Getting your Trinity Audio player ready...
|
Elazığ’da ailesinin zoruyla kaldığını belirttiği cemaat evinde gördüğü baskıları anlattıktan sonra yaşamına son veren tıp öğrencisi Enes Kara’nın ölümünü haber yaptığı için işinden olan yerel gazeteci Faik Akgün, dinci yapıların şehirdeki etkisini anlattı.
Radyo Sputnik’te Atilla Güner’le Akşam Postası’na konuk olan Akgün, “Enes için ‘evin önünde ölü bulundu’ yazdılar. Biz işin gerçeğini ortaya çıkardık. Çok tehditler aldım. Sonunda beni yazı işleri müdürlüğü görevimden aldırdılar. Bundan sonra daha rahat gazetecilik yapacağım” diye konuştu.
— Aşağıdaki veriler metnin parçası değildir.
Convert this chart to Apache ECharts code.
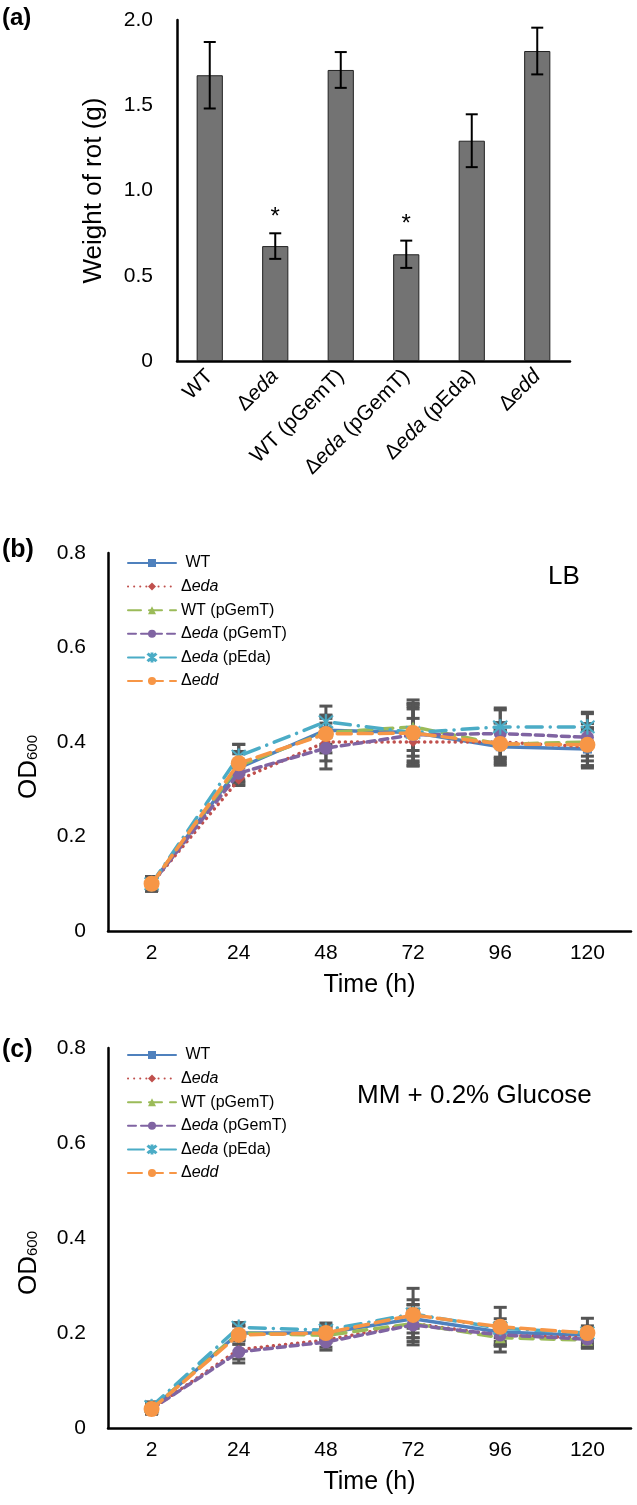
<!DOCTYPE html>
<html>
<head>
<meta charset="utf-8">
<script src="https://cdn.jsdelivr.net/npm/echarts@6/dist/echarts.min.js"></script>
<style>
  html, body { margin: 0; padding: 0; background: #fff; }
  #main { width: 637px; height: 1505px; }
</style>
</head>
<body>
<div id="main"></div>
<script>
// strains / categories
var strains = ['WT', 'Δeda', 'WT (pGemT)', 'Δeda (pGemT)', 'Δeda (pEda)', 'Δedd'];
var hours = ['2', '24', '48', '72', '96', '120'];

// (a) weight of rot
var rotWeight = [1.676, 0.674, 1.707, 0.626, 1.292, 1.818];
var rotErr = [0.195, 0.075, 0.105, 0.08, 0.155, 0.137];
var rotStars = ['', '*', '', '*', '', ''];

// (b) LB growth, OD600
var lbWT = [0.10, 0.345, 0.425, 0.42, 0.39, 0.385];
var lbEda = [0.10, 0.32, 0.40, 0.40, 0.40, 0.39];
var lbWTp = [0.10, 0.35, 0.42, 0.432, 0.395, 0.40];
var lbEdaP = [0.10, 0.334, 0.387, 0.415, 0.418, 0.41];
var lbEdaE = [0.10, 0.37, 0.443, 0.42, 0.432, 0.432];
var lbEdd = [0.10, 0.355, 0.417, 0.419, 0.396, 0.394];
var lbWTErr = [0.015, 0.03, 0.03, 0.06, 0.035, 0.04];
var lbEdaErr = [0.015, 0.012, 0.04, 0.05, 0.04, 0.04];
var lbWTpErr = [0.015, 0.03, 0.03, 0.05, 0.03, 0.03];
var lbEdaPErr = [0.015, 0.025, 0.044, 0.06, 0.05, 0.05];
var lbEdaEErr = [0.015, 0.025, 0.033, 0.05, 0.04, 0.031];
var lbEddErr = [0.015, 0.04, 0.04, 0.07, 0.045, 0.045];

// (c) MM + 0.2% glucose, OD600
var mmWT = [0.04, 0.20, 0.20, 0.23, 0.202, 0.195];
var mmEda = [0.04, 0.165, 0.185, 0.22, 0.195, 0.19];
var mmWTp = [0.04, 0.20, 0.195, 0.22, 0.19, 0.185];
var mmEdaP = [0.04, 0.16, 0.181, 0.217, 0.196, 0.187];
var mmEdaE = [0.045, 0.212, 0.206, 0.24, 0.21, 0.20];
var mmEdd = [0.04, 0.196, 0.20, 0.238, 0.213, 0.20];
var mmWTErr = [0.01, 0.015, 0.015, 0.03, 0.02, 0.015];
var mmEdaErr = [0.01, 0.02, 0.015, 0.03, 0.02, 0.015];
var mmWTpErr = [0.01, 0.015, 0.015, 0.03, 0.03, 0.017];
var mmEdaPErr = [0.01, 0.023, 0.017, 0.042, 0.02, 0.015];
var mmEdaEErr = [0.01, 0.01, 0.015, 0.03, 0.02, 0.015];
var mmEddErr = [0.01, 0.02, 0.015, 0.056, 0.041, 0.031];

var lbMeans = [lbWT, lbEda, lbWTp, lbEdaP, lbEdaE, lbEdd];
var lbErrs = [lbWTErr, lbEdaErr, lbWTpErr, lbEdaPErr, lbEdaEErr, lbEddErr];
var mmMeans = [mmWT, mmEda, mmWTp, mmEdaP, mmEdaE, mmEdd];
var mmErrs = [mmWTErr, mmEdaErr, mmWTpErr, mmEdaPErr, mmEdaEErr, mmEddErr];

var font = 'Liberation Sans, Arial, sans-serif';
var colors = ['#4F81BD', '#C0504D', '#9BBB59', '#8064A2', '#4BACC6', '#F79646'];
var dashes = ['solid', [0.1, 6], [13, 8], [8, 5], [16, 8, 0.1, 8], [14, 7]];
var asterisk = 'path://M9,0L11,0L11,20L9,20Z M1.3,2.7L2.7,1.3L18.7,17.3L17.3,18.7Z M17.3,1.3L18.7,2.7L2.7,18.7L1.3,17.3Z';
var symbols = ['rect', 'diamond', 'triangle', 'circle', asterisk, 'circle'];
var symSizes = [9, 10, 11, 13, 15, 16];

function richName(name) {
    if (name.charAt(0) !== 'Δ') return '{n|' + name + '}';
    var sp = name.indexOf(' ');
    var word = sp < 0 ? name.slice(1) : name.slice(1, sp);
    var rest = sp < 0 ? '' : name.slice(sp);
    return '{n|Δ}{i|' + word + '}' + (rest ? '{n|' + rest + '}' : '');
}

function richStyle(size) {
    return {
        n: {fontFamily: font, fontSize: size, color: '#000'},
        i: {fontFamily: font, fontSize: size, color: '#000', fontStyle: 'italic'}
    };
}

function tickFmt(v) {
    return v === 0 ? '0' : v.toFixed(1);
}

// error bar renderer for the custom series
function errRender(capW, color, lw, stars) {
    return function (params, api) {
        var x = api.value(0);
        var lo = api.coord([x, api.value(1)]);
        var hi = api.coord([x, api.value(2)]);
        var h = capW / 2;
        var style = {stroke: color, lineWidth: lw};
        var kids = [
            {type: 'line', shape: {x1: lo[0], y1: lo[1], x2: hi[0], y2: hi[1]}, style: style},
            {type: 'line', shape: {x1: lo[0] - h, y1: lo[1], x2: lo[0] + h, y2: lo[1]}, style: style},
            {type: 'line', shape: {x1: hi[0] - h, y1: hi[1], x2: hi[0] + h, y2: hi[1]}, style: style}
        ];
        if (stars && stars[params.dataIndex]) {
            kids.push({
                type: 'text',
                style: {
                    text: stars[params.dataIndex], x: hi[0], y: hi[1] - 4,
                    align: 'center', verticalAlign: 'bottom',
                    font: '24px ' + font, fill: '#000'
                }
            });
        }
        return {type: 'group', children: kids};
    };
}

function errData(means, errs) {
    return means.map(function (m, i) {
        return [i, m - errs[i], m + errs[i]];
    });
}

var axisLine = {lineStyle: {color: '#000', width: 2.5}};
var axisTick = {inside: false, length: 8, lineStyle: {color: '#000', width: 2.5}};

function odYAxis(grid) {
    return {
        type: 'value', gridIndex: grid, min: 0, max: 0.8, interval: 0.2,
        axisLine: {show: true, lineStyle: axisLine.lineStyle}, axisTick: axisTick,
        splitLine: {show: false},
        axisLabel: {formatter: tickFmt, fontFamily: font, fontSize: 21, color: '#000', margin: 22},
        name: '{a|OD}{s|600}', nameLocation: 'middle', nameGap: 66, nameRotate: 90,
        nameTextStyle: {
            padding: [0, 50, 0, 0],
            rich: {
                a: {fontFamily: font, fontSize: 26, color: '#000'},
                s: {fontFamily: font, fontSize: 15, color: '#000', padding: [8, 0, 0, 0]}
            }
        }
    };
}

function hourXAxis(grid) {
    return {
        type: 'category', gridIndex: grid, data: hours, boundaryGap: true,
        axisLine: axisLine, axisTick: axisTick,
        axisLabel: {fontFamily: font, fontSize: 21, color: '#000', margin: 12},
        name: 'Time (h)', nameLocation: 'middle', nameGap: 42,
        nameTextStyle: {fontFamily: font, fontSize: 25, color: '#000'}
    };
}

function growthSeries(prefix, grid, means, errs) {
    var out = [];
    means.forEach(function (m, k) {
        out.push({
            name: 'err-' + prefix + k, type: 'custom', xAxisIndex: grid, yAxisIndex: grid,
            renderItem: errRender(13, '#555', 3), data: errData(m, errs[k]), z: 1,
            encode: {x: 0, y: [1, 2]}, silent: true
        });
    });
    means.forEach(function (m, k) {
        out.push({
            name: prefix + k, type: 'line', xAxisIndex: grid, yAxisIndex: grid,
            data: m, color: colors[k], symbol: symbols[k], symbolSize: symSizes[k],
            showAllSymbol: true, z: 2 + k,
            lineStyle: {color: colors[k], width: 3.5, type: dashes[k], cap: 'round'},
            itemStyle: {color: colors[k], borderColor: colors[k], borderWidth: k === 4 ? 0.5 : 0}
        });
    });
    return out;
}

function legendFor(prefix, top) {
    return {
        orient: 'vertical', left: 122, top: top, itemWidth: 48, itemHeight: 10, itemGap: 7.6,
        selectedMode: false,
        data: strains.map(function (s, k) { return prefix + k; }),
        lineStyle: {width: 2},
        formatter: function (name) {
            var k = +name.slice(1);
            return (k === 0 ? '{n| }' : '') + richName(strains[k]);
        },
        textStyle: {fontFamily: font, fontSize: 16, color: '#000', lineHeight: 16, rich: richStyle(16)}
    };
}

var chart = echarts.init(document.getElementById('main'));

var option = {
    animation: false,
    backgroundColor: '#fff',
    grid: [
        {left: 177, width: 393, top: 20, height: 341},
        {left: 108, width: 523, top: 553, height: 378},
        {left: 108, width: 523, top: 1048, height: 380}
    ],
    xAxis: [
        {
            type: 'category', gridIndex: 0, data: strains,
            axisLine: axisLine, axisTick: axisTick,
            axisLabel: {
                rotate: 45, margin: 12, interval: 0,
                formatter: function (v) { return richName(v); },
                rich: richStyle(21)
            }
        },
        hourXAxis(1),
        hourXAxis(2)
    ],
    yAxis: [
        {
            type: 'value', gridIndex: 0, min: 0, max: 2, interval: 0.5,
            axisLine: {show: true, lineStyle: axisLine.lineStyle}, axisTick: axisTick,
            splitLine: {show: false},
            axisLabel: {formatter: tickFmt, fontFamily: font, fontSize: 21, color: '#000', margin: 24},
            name: 'Weight of rot (g)', nameLocation: 'middle', nameGap: 70, nameRotate: 90,
            nameTextStyle: {fontFamily: font, fontSize: 26, color: '#000'}
        },
        odYAxis(1),
        odYAxis(2)
    ],
    legend: [legendFor('b', 550), legendFor('c', 1042)],
    graphic: [
        {type: 'text', left: 2, top: 6, style: {text: '(a)', font: 'bold 24px ' + font, fill: '#000'}},
        {type: 'text', left: 2, top: 538, style: {text: '(b)', font: 'bold 25px ' + font, fill: '#000'}},
        {type: 'text', left: 2, top: 1038, style: {text: '(c)', font: 'bold 25px ' + font, fill: '#000'}},
        {type: 'text', left: 548, top: 564, style: {text: 'LB', font: '26px ' + font, fill: '#000'}},
        {type: 'text', left: 357, top: 1083, style: {text: 'MM + 0.2% Glucose', font: '26px ' + font, fill: '#000'}}
    ],
    series: [
        {
            name: 'rot', type: 'bar', xAxisIndex: 0, yAxisIndex: 0, data: rotWeight,
            barWidth: '40%',
            itemStyle: {color: '#737373', borderColor: '#222', borderWidth: 1}
        },
        {
            name: 'rotErr', type: 'custom', xAxisIndex: 0, yAxisIndex: 0, z: 3,
            renderItem: errRender(12, '#000', 2, rotStars),
            data: errData(rotWeight, rotErr), encode: {x: 0, y: [1, 2]}
        }
    ].concat(growthSeries('b', 1, lbMeans, lbErrs), growthSeries('c', 2, mmMeans, mmErrs))
};

chart.setOption(option);
</script>
</body>
</html>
İşte gazeteci Faik Akgün’ün açıklamalarından satırbaşları:
NURCULARIN OLDUĞUNU SÖYLEDİLER: Enes’in ölümü ilk olarak Elazığ’ın genelinde ‘evinin önünde ölü bulundu’ diye geçti sonrasında Enes’in videosu sosyal medyada ortaya çıkınca intihar olduğu ortaya çıktı. Enes’in intihar ettiği yeri tespit etmek için yoğun bir uğraş verdik. Sonra araştırma yapmaya başladık. Cemaatin orada kiraladığı ya da satın aldığı tek bir daire var onu da şuradan biliyoruz Enes’lerin kaldığı dairenin kapısında Risale-i Nur’dan çıkartmalar yapıştırılmış. Komşularla da konuştuk ve onlar da evin cemaat evi olduğunu ve Nurcular’a ait olduğunu her dönem farklı öğrencilerin gelip gittiğini hatta öğrencilerin başında cemaat tarafından görevlendirilen abileri olduğunu evi de 15 yılı aşkın süredir cemaatin kullandığını söylediler.
30 TARİKATIN 28’İ ELAZIĞ’DA: Enes’in ölümün üzerinden kaç gün geçmesine rağmen hala ön otopsi raporu açıklanmadı. Elazığ için açıklama yapması gereken vali henüz açıklama yapmadı. Enes’in okulunun bağlı bulunduğu rektör ve dekan açıklama yapmadı. Elazığ tamamen cemaatlerin yuvası haline gelmiş konumda. Türkiye genelinde 30 küsür tarikat varsa bu tarikatların en az 28’inin en kolay şekilde örgütlendiği yer Elazığ. Enes’in haberini internet sitesinde yayınladık ve cemaate mensup olduğunu ifade eden şahıslar gazetenin telefonunu arayarak bana önce hakaret sonrasında da tehdit ettiler. Telefonda beni dinsizlikle, kafirlikle, kafirlere hizmet etmekle suçladılar. Haberin devamının geleceğini belirttiğim zaman da beni ölümle tehdit etmeye çalıştılar. İslam’ın nurunu tamamlanmasına engel olamayacağımız gibi garip garip tehditler etmeye başladılar.
GÖVDE GÖSTERİSİ YAPIYORLAR: Telefonda beni tehdit edenler istediklerini ben duyamayınca gazetenin imtiyaz sahibi ve genel yayın yönetmenine ulaşıyorlar o da haberi siteden çıkartıyor gazetede de basılmasına izin vermiyor. Bir sonraki gün genel yayın yönetmeni toplantı istedi ve gazetenin diğer çalışanları benimle ilgili olmayan rahatsızlıklardan bahsettiler ve işimi düzgün yapamadığımı bahane ederek beni yazı işleri müdürlüğü görevimden aldılar. Şu an beni işten çıkartmadılar çünkü yerel gazeteler resmi ilanlarla dönen gazetelerdir ve resmi ilanı almak istiyorsanız kadronuzda belirli sayıda personel bulundurmanız gerekiyor ve beni çıkarttıkları taktirde sayı düşeceği için şu an için görevden almakla yetindiler diye düşünüyorum.
MUHALEFET SUSUYOR: Bu yapılar dernek ve vakıf adı altında örgütlenip okuma evleri açıyorlar. Siyasi partilerin içinde bile örgütlenmeleri var. Elazığ Mustafapaşa Mahallesi’nde görünüşte bir vakıf ama okuma şeklinde dükkandan bozma bir yer yapıp ve belirli günlerde 5-6 yaşlarındaki çocukların başlarına fes giydiriyor sokaklarda gezdiriyorlar. Adeta gövde gösterisi yapar gibi. Bu durum karşısında ilk tepki vermesi gereken muhalefet susuyor, gazeteler de sesini çıkarmıyor görmezden geliyor.